Forgiveness exercise #1: The forgive and Release exercise

A long time ago, I took a class in which the assignment was the following exercise. At the time, it as very difficult to do and yet, it was very empowering. This exercise has stayed with me over the years. I've modified it but the essence is the same. I've forgotten the teacher's name but I haven't forgotten her. I send her my appreciation and gratitude for this exercise.

Preliminary step: Take a few deep breaths. Center yourself. You are about to help yourself feel better. You're about to let go of some emotional pain.

1. Look into your heart and reflect. Ask yourself these questions to help: Am I holding a grudge or have resentments weighing me down? What pain am I holding onto however recent or distant? Who hurt me? What hurts about that situation or that moment with this person?

Choose only one person and the situation that has the most emotional charge for you in this moment.

2. Assess how you feel emotionally about this on a 0 to 10 scale. Record this number in your journal.

0 means you are very well and at peace
10 means you are resentful, hurt and want to punish the person who hurt who.

3. Fill in the blanks below by using that emotionally charged memory of that one person and situation.

I forgive insert name of person and release name the pain and hurt caused.

4. Write it down and say out loud the above forgive and release statement.

  • Continue to write the above statement. Say it out loud. Repeat it.
  • You may find that what you write about changes. Allow that.
  • You may find yourself vocally emotionally expressing yourself. Allow that.
  • You will feel different feelings moving through you. Accept them. Feel them pass through.

Continue to do this for 5- 25 minutes or until you feel it is time to pause and stop.

5. Pause and stop the exercise. Notice how you feel. Assess how you feel now, emotionally, on a 0 to 10 scale. Are you the same, worse or better than when you started? Record the number.

6. Repeat this daily for 7 days with the same person/situation. Use a ratings scale before and after the exercise to see your progress.

7. After the 7th day, reflect on your progress and how you feel. Make entries in your journal.

Forgiveness exercise #2: Healing Hurt

Preliminary step: Take a few deep breaths. Center yourself. You are about to help yourself feel better. You're about to let go of some emotional pain.

1. Look into your heart and reflect. Ask yourself these questions to help you: Am I holding a grudge or have resentments weighing me down? What pain am I holding onto however recent or distant? Who hurt me? What hurts about that situation or that moment with this person?

Choose only one person and the situation that has the most emotional charge for you in this moment.

2. Assess how you feel emotionally about this on a 0 to 10 scale. Record this number in your journal.

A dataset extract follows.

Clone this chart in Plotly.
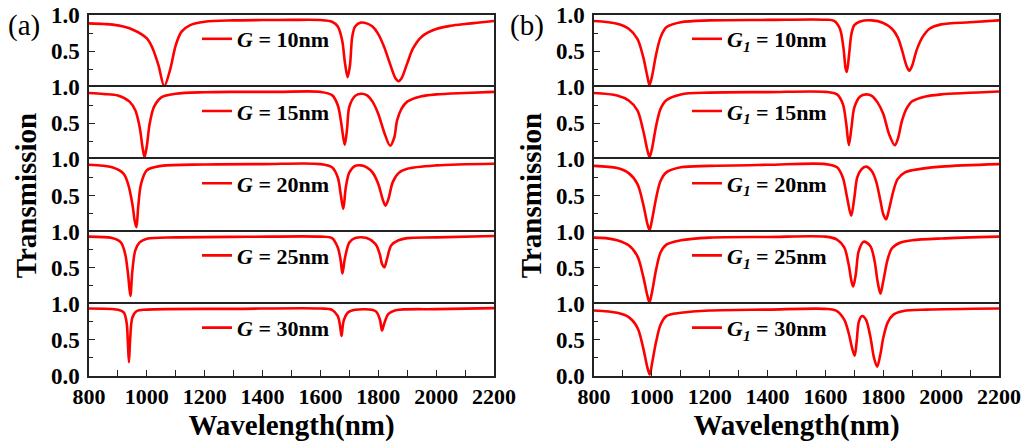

0 means you are very well and at peace
10 means you are resentful, hurt and want to punish the person who hurt who.

3. Where is the pain located in your body? Notice what arises. Just be present to it. You may feel, see, sense, or hear things or you may notice nothing. Just be with what is. And remember to breath.

Physically, begin to smile - even if you don't feel like it. A smile, regardless of whether you want to smile, uses less muscles then a frown and engages the happy hormones of the body.

Smile into that space of pain. Radiate your smile. Fill that space up with a bit or a lot of smiles. Feel a good feeling(s). Anyone will do. Shine it into that part of you that hurts. Continue to breath and smile inwardly. Take some time here.

5. When you're ready open your eyes. Notice how you feel. Assess how you feel now, emotionally, on a 0 to 10 scale. Are you the same, worse or better than when you started? Record the number.

6. Repeat this daily for 7 days with the same person/situation. Use a ratings scale before and after the exercise to see your progress.

7. After the 7th day, reflect on your progress and how you feel. Make entries in your journal.